■ SET TASK: Pictures stay out of the copy; restate everything else in the material exactly.

■ DATA BLOCK:

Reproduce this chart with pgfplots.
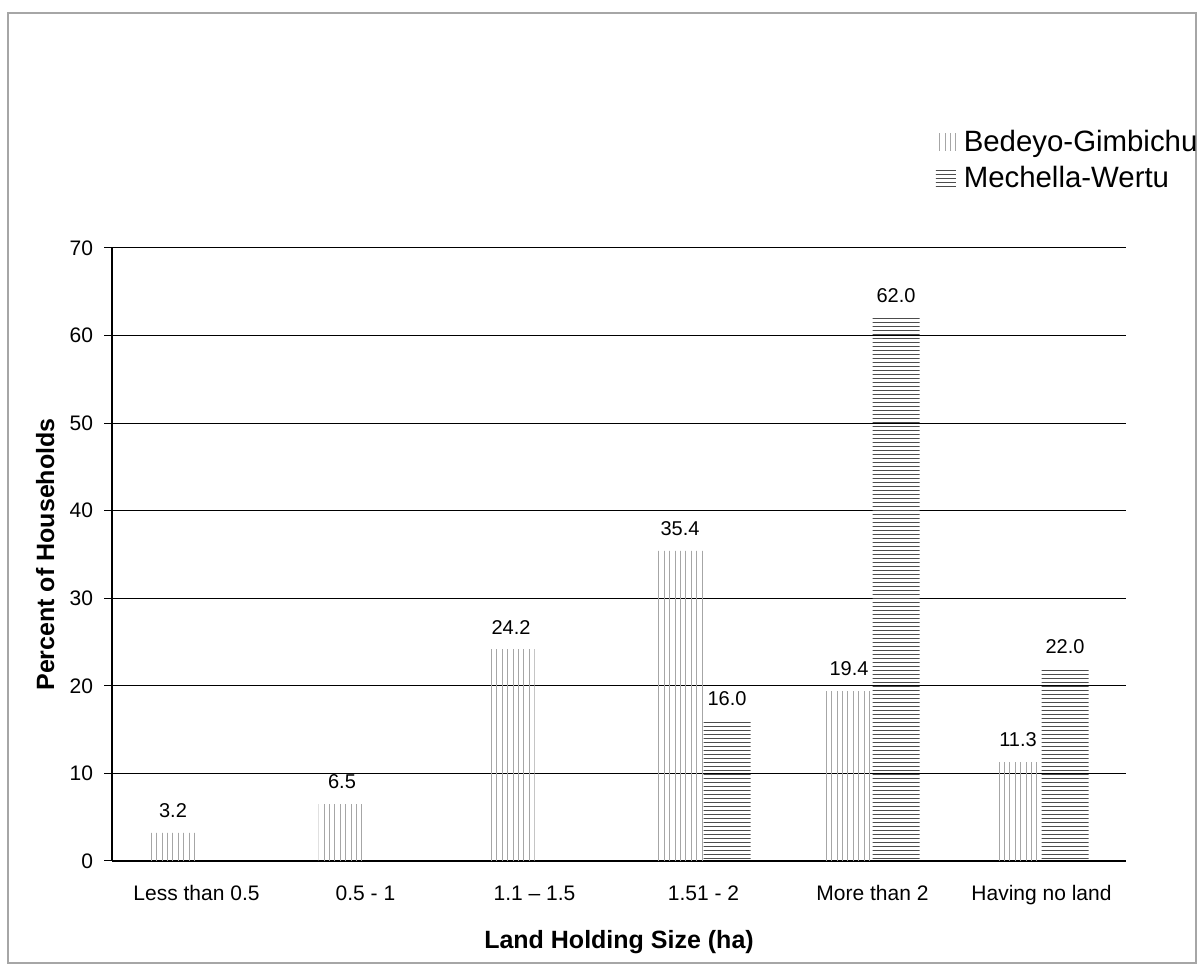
\documentclass[border=0pt]{standalone}
\usepackage{fontspec}
\setmainfont{Liberation Sans}
\usepackage{pgfplots}
\pgfplotsset{compat=1.18}
\usetikzlibrary{patterns.meta}
\begin{document}
\begin{tikzpicture}
\useasboundingbox (-56pt,-53pt) rectangle (545pt,430.5pt);
\draw[gray!70,line width=0.6pt] (-52pt,-51pt) rectangle (542pt,424pt);
\begin{axis}[
  at={(0pt,0pt)}, anchor=south west,
  scale only axis, width=507pt, height=306.5pt,
  ybar=0pt, bar width=23.5pt,
  xmin=-0.5, xmax=5.5, ymin=0, ymax=70,
  ytick={0,10,...,70},
  xtick={0,1,2,3,4,5},
  xticklabels={Less than 0.5,0.5 - 1,1.1 -- 1.5,1.51 - 2,More than 2,Having no land},
  major x tick style={draw=none},
  extra x ticks={-0.5,0.5,1.5,2.5,3.5,4.5,5.5},
  extra x tick labels={},
  extra x tick style={major tick length=4pt, tick style={black,line width=0.5pt}},
  axis x line*=bottom, axis y line*=left,
  axis line style={black,line width=0.6pt,-},
  tick align=outside, major tick length=4pt,
  tick style={black,line width=0.5pt},
  ymajorgrids, grid style={black,line width=0.5pt},
  /pgf/number format/assume math mode=true,
  tick label style={font=\fontsize{10.5}{12}\selectfont},
  xticklabel style={yshift=-4pt,text height=8pt,text depth=2pt},
  yticklabel style={xshift=-2pt},
  xlabel={Land Holding Size (ha)},
  ylabel={Percent of Households},
  label style={font=\bfseries\fontsize{12.5}{14}\selectfont},
  xlabel style={at={(axis description cs:0.5,-0.132)},anchor=center},
  ylabel style={at={(axis description cs:-0.066,0.5)},anchor=center},
  nodes near coords,
  nodes near coords style={font=\fontsize{10}{12}\selectfont,yshift=4pt,
    /pgf/number format/fixed,/pgf/number format/fixed zerofill,
    /pgf/number format/precision=1,/pgf/number format/assume math mode=true},
  legend style={draw=none,fill=none,at={(0.812,1.2)},anchor=north west,
    font=\fontsize{14.7}{17}\selectfont,row sep=2pt,inner sep=0pt,
    nodes={inner xsep=4pt}},
  legend cell align=left,
  legend image code/.code={\fill[#1] (0pt,-4.5pt) rectangle (10pt,4.5pt);},
]
\addplot[draw=none,pattern={Lines[angle=90,distance=2.7pt,line width=0.5pt]},pattern color=black!35]
  coordinates {(0,3.2) (1,6.5) (2,24.2) (3,35.4) (4,19.4) (5,11.3)};
\addlegendentry{Bedeyo-Gimbichu}
\addplot[draw=none,pattern={Lines[angle=0,distance=2pt,line width=0.5pt]},pattern color=black!70]
  coordinates {(3,16.0) (4,62.0) (5,22.0)};
\addlegendentry{Mechella-Wertu}
\end{axis}
\end{tikzpicture}
\end{document}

■ OUTPUT OF THE TASK:
Reproduce this chart with pgfplots.
\documentclass[border=0pt]{standalone}
\usepackage{fontspec}
\setmainfont{Liberation Sans}
\usepackage{pgfplots}
\pgfplotsset{compat=1.18}
\usetikzlibrary{patterns.meta}
\begin{document}
\begin{tikzpicture}
\useasboundingbox (-56pt,-53pt) rectangle (545pt,430.5pt);
\draw[gray!70,line width=0.6pt] (-52pt,-51pt) rectangle (542pt,424pt);
\begin{axis}[
  at={(0pt,0pt)}, anchor=south west,
  scale only axis, width=507pt, height=306.5pt,
  ybar=0pt, bar width=23.5pt,
  xmin=-0.5, xmax=5.5, ymin=0, ymax=70,
  ytick={0,10,...,70},
  xtick={0,1,2,3,4,5},
  xticklabels={Less than 0.5,0.5 - 1,1.1 -- 1.5,1.51 - 2,More than 2,Having no land},
  major x tick style={draw=none},
  extra x ticks={-0.5,0.5,1.5,2.5,3.5,4.5,5.5},
  extra x tick labels={},
  extra x tick style={major tick length=4pt, tick style={black,line width=0.5pt}},
  axis x line*=bottom, axis y line*=left,
  axis line style={black,line width=0.6pt,-},
  tick align=outside, major tick length=4pt,
  tick style={black,line width=0.5pt},
  ymajorgrids, grid style={black,line width=0.5pt},
  /pgf/number format/assume math mode=true,
  tick label style={font=\fontsize{10.5}{12}\selectfont},
  xticklabel style={yshift=-4pt,text height=8pt,text depth=2pt},
  yticklabel style={xshift=-2pt},
  xlabel={Land Holding Size (ha)},
  ylabel={Percent of Households},
  label style={font=\bfseries\fontsize{12.5}{14}\selectfont},
  xlabel style={at={(axis description cs:0.5,-0.132)},anchor=center},
  ylabel style={at={(axis description cs:-0.066,0.5)},anchor=center},
  nodes near coords,
  nodes near coords style={font=\fontsize{10}{12}\selectfont,yshift=4pt,
    /pgf/number format/fixed,/pgf/number format/fixed zerofill,
    /pgf/number format/precision=1,/pgf/number format/assume math mode=true},
  legend style={draw=none,fill=none,at={(0.812,1.2)},anchor=north west,
    font=\fontsize{14.7}{17}\selectfont,row sep=2pt,inner sep=0pt,
    nodes={inner xsep=4pt}},
  legend cell align=left,
  legend image code/.code={\fill[#1] (0pt,-4.5pt) rectangle (10pt,4.5pt);},
]
\addplot[draw=none,pattern={Lines[angle=90,distance=2.7pt,line width=0.5pt]},pattern color=black!35]
  coordinates {(0,3.2) (1,6.5) (2,24.2) (3,35.4) (4,19.4) (5,11.3)};
\addlegendentry{Bedeyo-Gimbichu}
\addplot[draw=none,pattern={Lines[angle=0,distance=2pt,line width=0.5pt]},pattern color=black!70]
  coordinates {(3,16.0) (4,62.0) (5,22.0)};
\addlegendentry{Mechella-Wertu}
\end{axis}
\end{tikzpicture}
\end{document}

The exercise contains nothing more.